Posted: Fri Feb 14, 2003 7:17 am
by neveryoumind
i'm a bit confused. i've done a slight work with PHP in the past. here is what i am trying to do.
i want to have an HTML page setup...entirely designed, all text written, except for in a few spots i want variable names to be..ie
just a simple example. i don't want to pass anything to the URL through a ?, so i was hoping to store all entries in a database. my main question is....how do i make a page that pulls variable names from a database?
well.
Posted: Fri Feb 14, 2003 7:40 am
by neveryoumind
well, now i got some of it working. i realized i didnt save it as a *.php file. so can i save it as a *.php file, and pass one argument (the record number) with a ?, then use the page to access all of the elements of that record:
Code: Select all
http://www.myurl.com/script.php?name=ColinFagras
something like that for the URL? will a URL in PHP take arguments like that, and then can i use these to access my database? thanks.

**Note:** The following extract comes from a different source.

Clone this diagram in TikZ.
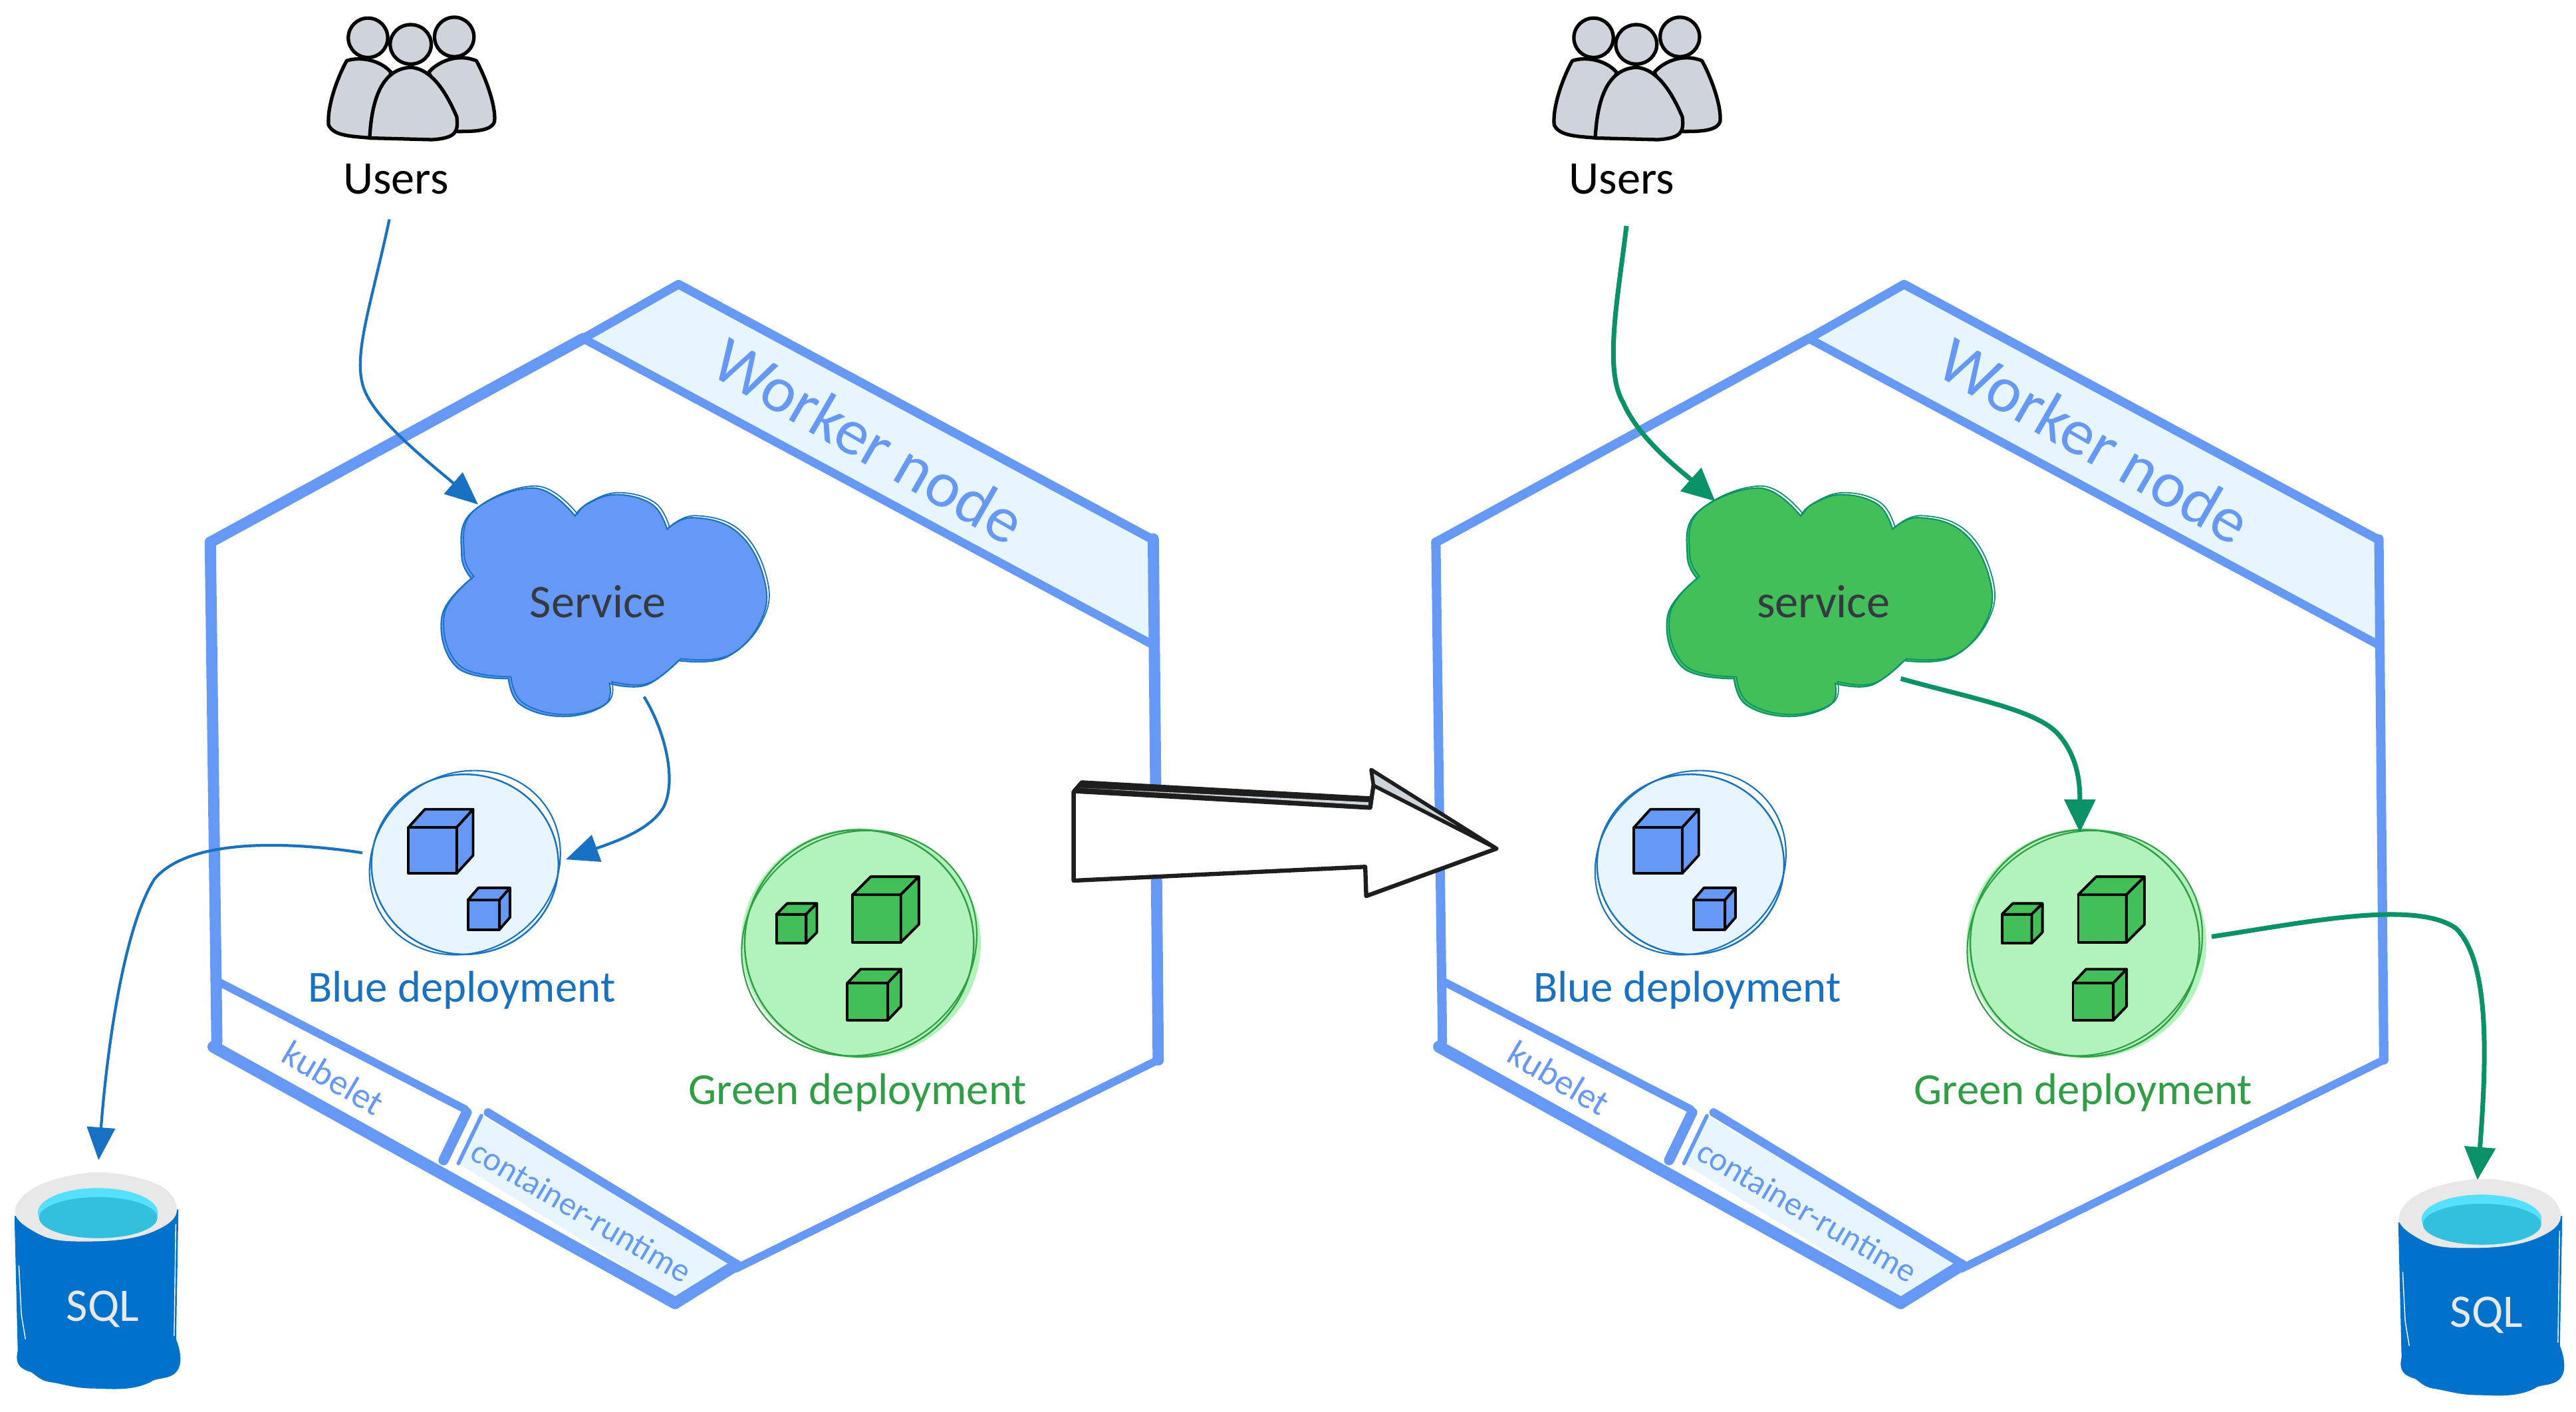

Posted: Fri Feb 14, 2003 8:03 am
by volka
yes, passing parameters this way is called GET-method.
in newer versions of php (see also:
http://forums.devnetwork.net/viewtopic.php?t=511) all parameters passed via GET are stored in the array $_GET. So in your example $_GET['name'] contains the string
ColinFagras.
To use it in a query e.g. for mysql you can do somthing like
Code: Select all
<html><body>
Welcome, <?php
$dbHost = ...
$dbUser = ...
$dbPass = ...
$dbDbName = ...
$dbConn = mysql_connect($dbHost, $dbUser, $dbPass) or die(mysql_error());
mysql_select_db($dbDbName, $dbConn) or die('database error');
$id = mysql_escape_string($_GET[name]);
$query = "SELECT forename,name FROM tablename WHERE id='$id'";
$result = mysql_query($query, $dbConn);
if ($row = mysql_fetch_row($result))
echo $row[0], ' ', $row[1];
else
echo 'unknown user';
?></body></html>
php-mysql function reference:
http://www.php.net/manual/en/ref.mysql.php
nothing yet.
Posted: Fri Feb 14, 2003 5:44 pm
by neveryoumind
hrm. this is what i have so far and its not working. any suggestions or a better way?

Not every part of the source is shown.